Die Berliner Philharmoniker präsentieren mit Brahms und Lutosławski ein Auftaktprogramm, mit welchem sie hergebrachte Formen infrage stellen - jenseits aller Moden.

Wie die Bilder sich ändern beim Saisoneröffnungskonzert der Berliner Philharmoniker: Saßen 2011 noch Bundeskanzlerin Merkel und Deutsche-Bank-Chef Ackermann steif Seite an Seite, finden sich nun Bundespräsident Gauck und Intendant Hoffmann plaudernd nebeneinander auf den ersten Sitzen. Das Ganze wirkt weniger als kapitaler Staatsakt denn als kommunikatives Zusammenkommen – und passt deutlich besser zu Simon Rattle und seiner in schmunzelnder Demut der Musik zugewandten Haltung.

Mit den Musikern präsentiert er ein Auftaktprogramm, das sich durchaus als klingende Botschaft an die Geldgeber aus Politik und Wirtschaft verstehen lässt: Beide Werke – Brahms’ zweites Klavierkonzert und die dritte Symphonie von Lutosławski – stellen hergebrachte Formen infrage, entwickeln sie weiter und gewinnen dem Thema Führen und Folgen neue Aspekte ab. Beide sehen sie sich verankert im Kontinuum der Kunst, jenseits aller Moden, Konjunkturen und Legislaturperioden.

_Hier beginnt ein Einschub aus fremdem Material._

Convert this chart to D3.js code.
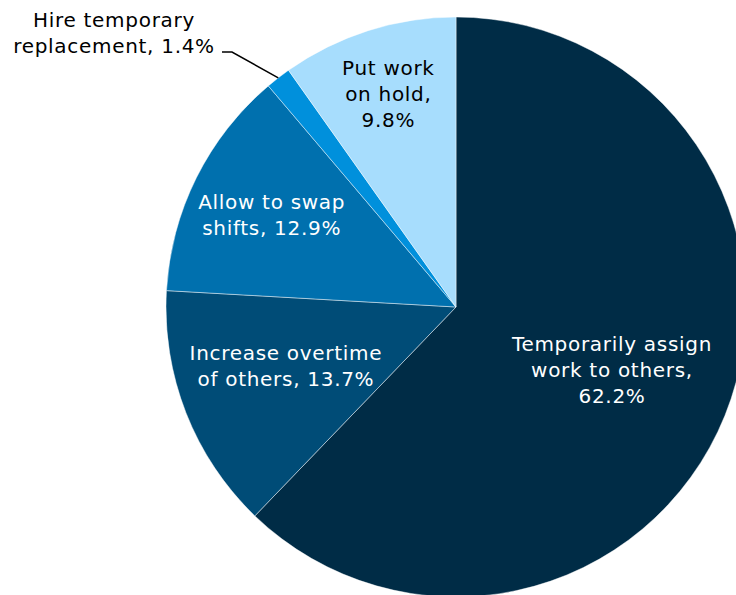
<!DOCTYPE html>
<html>
<head>
<meta charset="utf-8">
<script src="https://cdn.jsdelivr.net/npm/d3@7"></script>
<style>
  body { margin: 0; background: #fff; }
  text { font-family: "DejaVu Sans", Verdana, sans-serif; font-size: 20px; letter-spacing: 0.7px; }
</style>
</head>
<body>
<svg id="chart"></svg>
<script>
var width = 736;
var height = 595;

// slices, clockwise from 12 o'clock
var categories = ["Temporarily assign work to others", "Increase overtime of others", "Allow to swap shifts", "Hire temporary replacement", "Put work on hold"];
var values = [62.2, 13.7, 12.9, 1.4, 9.8];
var label_lines = [
    ["Temporarily assign", "work to others,", "62.2%"],
    ["Increase overtime", "of others, 13.7%"],
    ["Allow to swap", "shifts, 12.9%"],
    ["Hire temporary", "replacement, 1.4%"],
    ["Put work", "on hold,", "9.8%"]
];
var colors = ["#002c46", "#004c77", "#0070ae", "#0090dc", "#a7ddfd"];

var cx = 456, cy = 307, radius = 290;

// how far out the label sits, as fraction of radius, plus a small vertical nudge
var label_r = [0.58, 0.63, 0.71, 0, 0.77];
var label_dy = [0, -8, 0, 0, 0];

var svg = d3.select("#chart")
    .attr("width", width)
    .attr("height", height);

var g = svg.append("g")
    .attr("transform", "translate(" + cx + "," + cy + ")");

var data = categories.map(function(c, i) {
    return { name: c, value: values[i], lines: label_lines[i], color: colors[i], lr: label_r[i], i: i };
});

var pie = d3.pie()
    .sort(null)
    .value(function(d) { return d.value; });

var arc = d3.arc().innerRadius(0).outerRadius(radius);

var arcs = pie(data);

g.selectAll(".slice")
    .data(arcs)
  .enter().append("path")
    .attr("class", "slice")
    .attr("d", arc)
    .attr("fill", function(d) { return d.data.color; })
    .attr("stroke", "rgba(255,255,255,0.45)")
    .attr("stroke-width", 1);

var line_h = 26;

// inside labels
arcs.forEach(function(d) {
    if (d.data.lr == 0) return;
    var mid = (d.startAngle + d.endAngle) / 2;
    var r = radius * d.data.lr;
    var x = Math.sin(mid) * r;
    var y = -Math.cos(mid) * r + label_dy[d.data.i];
    var n = d.data.lines.length;
    var t = g.append("text")
        .attr("text-anchor", "middle")
        .attr("fill", d.data.i == 4 ? "#000" : "#fff");
    d.data.lines.forEach(function(l, k) {
        t.append("tspan")
            .attr("x", x)
            .attr("y", y + (k - (n - 1) / 2) * line_h)
            .attr("dy", "0.35em")
            .text(l);
    });
});

// outside label with leader line for the tiny slice
var small = arcs[3];
var smid = (small.startAngle + small.endAngle) / 2;
var px = Math.sin(smid) * radius;
var py = -Math.cos(smid) * radius;
var ex = 232 - cx, ey = 52 - cy;

g.append("polyline")
    .attr("points", [[px, py], [ex, ey], [ex - 10, ey]].map(function(p) { return p.join(","); }).join(" "))
    .attr("fill", "none")
    .attr("stroke", "#000")
    .attr("stroke-width", 1.5);

var st = g.append("text")
    .attr("text-anchor", "middle")
    .attr("fill", "#000");
small.data.lines.forEach(function(l, k) {
    st.append("tspan")
        .attr("x", 114 - cx)
        .attr("y", 20 - cy + k * line_h)
        .attr("dy", "0.35em")
        .text(l);
});
</script>
</body>
</html>
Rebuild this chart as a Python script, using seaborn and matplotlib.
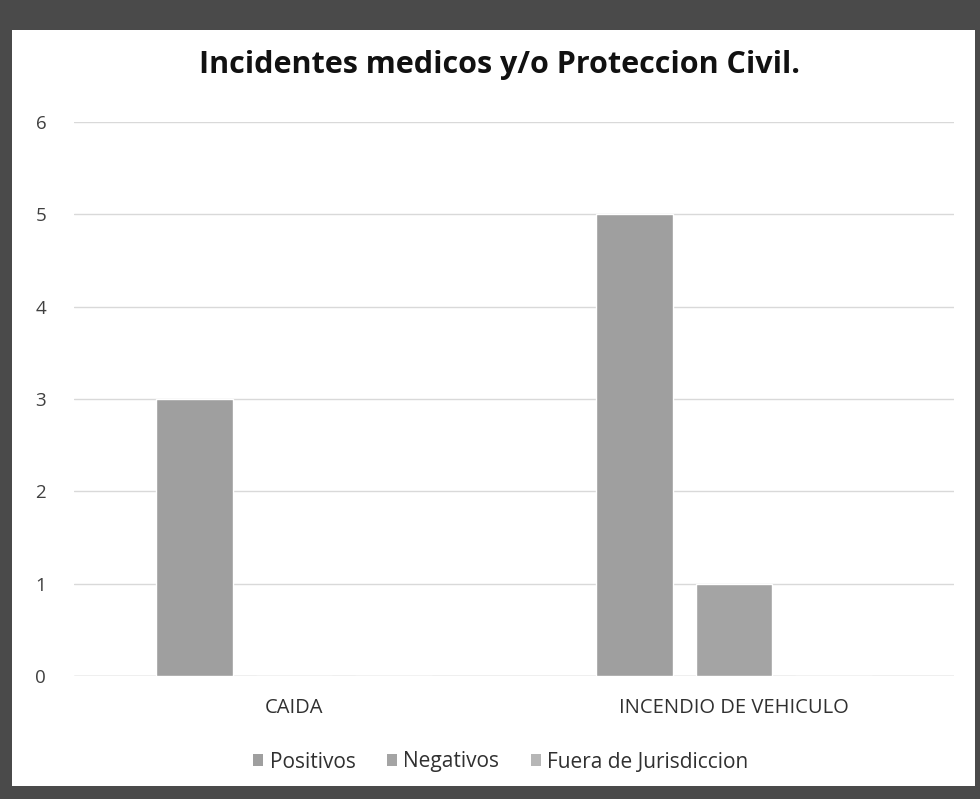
import matplotlib
matplotlib.use("Agg")
import matplotlib.pyplot as plt
from matplotlib.patches import Rectangle
import seaborn as sns
import pandas as pd

categorias = ["CAIDA", "INCENDIO DE VEHICULO"]
series = ["Positivos", "Negativos", "Fuera de Jurisdiccion"]
positivos = [3, 5]
negativos = [0, 1]
fuera = [0, 0]
yticks = [0, 1, 2, 3, 4, 5, 6]

rows = []
for i, c in enumerate(categorias):
    rows.append((c, series[0], positivos[i]))
    rows.append((c, series[1], negativos[i]))
    rows.append((c, series[2], fuera[i]))
df = pd.DataFrame(rows, columns=["categoria", "serie", "valor"])

sns.set_theme(style="white")
plt.rcParams["font.family"] = ["Open Sans", "DejaVu Sans"]

fig = plt.figure(figsize=(9.8, 7.99), dpi=100, facecolor="#4a4a4a")
# white page inside the dark scanned frame
fig.patches.append(Rectangle((12 / 980, 1 - 786 / 799), 963 / 980, 756 / 799,
                             transform=fig.transFigure, facecolor="white",
                             edgecolor="none", zorder=-1))

ax = fig.add_axes([74 / 980, 123 / 799, 880 / 980, 554 / 799])
ax.set_zorder(2)
ax.set_facecolor("none")
colores = {"Positivos": "#9f9f9f", "Negativos": "#a4a4a4", "Fuera de Jurisdiccion": "#b6b6b6"}
sns.barplot(data=df, x="categoria", y="valor", hue="serie", palette=colores,
            width=0.68, gap=0.23, ax=ax, legend=False, saturation=1)

ax.set_ylim(0, 6)
ax.set_yticks(yticks)
ax.yaxis.grid(True, color="#d9d9d9", linewidth=1)
ax.set_axisbelow(True)
for s in ax.spines.values():
    s.set_visible(False)
ax.axhline(0, color="#d0d0d0", linewidth=1, zorder=0)
ax.set_xlabel("")
ax.set_ylabel("")
ax.tick_params(axis="y", length=0, pad=20, labelsize=13.5, labelcolor="#404040")
ax.tick_params(axis="x", length=0, pad=16, labelsize=14.5, labelcolor="#303030")

fig.text(0.51, 1 - 65 / 799, "Incidentes medicos y/o Proteccion Civil.",
         ha="center", va="center", fontsize=22, fontweight="bold", color="#111111")

handles = [Rectangle((0, 0), 1, 1, facecolor=colores[s], edgecolor="none") for s in series]
fig.legend(handles, series, loc="center", bbox_to_anchor=(0.511, 1 - 762 / 799), ncol=3,
           frameon=False, fontsize=15, handlelength=0.5, handleheight=0.5,
           handletextpad=0.3, columnspacing=1.5, labelcolor="#303030")

fig.savefig("out.png", dpi=100, facecolor=fig.get_facecolor())
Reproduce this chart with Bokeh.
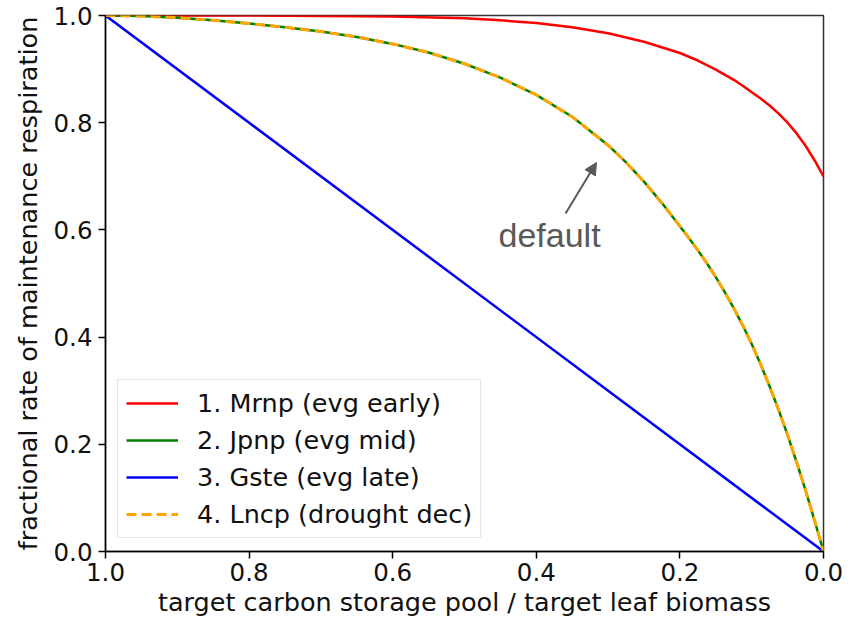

Mit Yefim Bronfman haben die Philharmoniker einen im besten Sinne aus der Zeit gefallenen Musiker für das zweite Klavierkonzert von Brahms eingeladen: eine robuste Solistennatur mit einem Koffer voller europäischer Musiktradition, ausgebildet in Israel und den USA. Ein Pianist von eigenwilliger, rauer Direktheit, der sich zu großer Zartheit locken lässt, ein Bär mit Sentiment. Vielleicht hätte Brahms selbst so gespielt, wäre er 1958 in Taschkent zur Welt gekommen. Bronfman, der es sich kaum anmerken lässt, liebt dieses Orchester, das Eintauchen in seine konturierte Klangpracht, die solistische Brillanz. Im sinfonisch gedachten zweiten Klavierkonzert bieten sich ihm wunderbare Gelegenheiten zum kammermusikalischen Austausch mit den Philharmonikern. Und im zweiten Satz, Allegro appassionato, schaukeln sich Dirigent, Solist und Orchester zu einer unentrinnbaren, tiefblauen Welle empor, deren Sog den ganzen Abend über fortwirkt.

Die Musik von Witold Lutosławski, dem großen klassischen Avantgardisten Polens, haben die Philharmoniker zu einem ihrer Saisonschwerpunkte erkoren. Der Auftakt mit seiner dritten Symphonie, 1983 in Chicago uraufgeführt, offenbart, was sich hier entdecken lässt: eine plastische, wunderbar organisch fließende Musik, die zu locken versteht. Um eine Überanstrengung seiner Hörer zu vermeiden, hat Lutosławski eine besondere Spielform der Ouvertüre in seine Werke eingeflochten. Sie soll einen in die Klangereignisse hineinwachsen lassen, befriedigt aber – vorerst – noch nicht, sondern lässt ein größeres Quantum Musik herbeisehnen.

Lutosławskis von Cage inspirierte Technik des begrenzten Zufalls eröffnet den Orchestergruppen dabei individuelle Inseln, die sich dem Zugriff des Dirigenten entziehen: ein Spiel, das die Expressivität herausfordert. Daran können selbst die Philharmoniker noch wachsen, auf der anschließenden Tournee von Salzburg über Luzern zu zwei Proms-Konzerten in London – und über die gesamte neue Saison hinweg.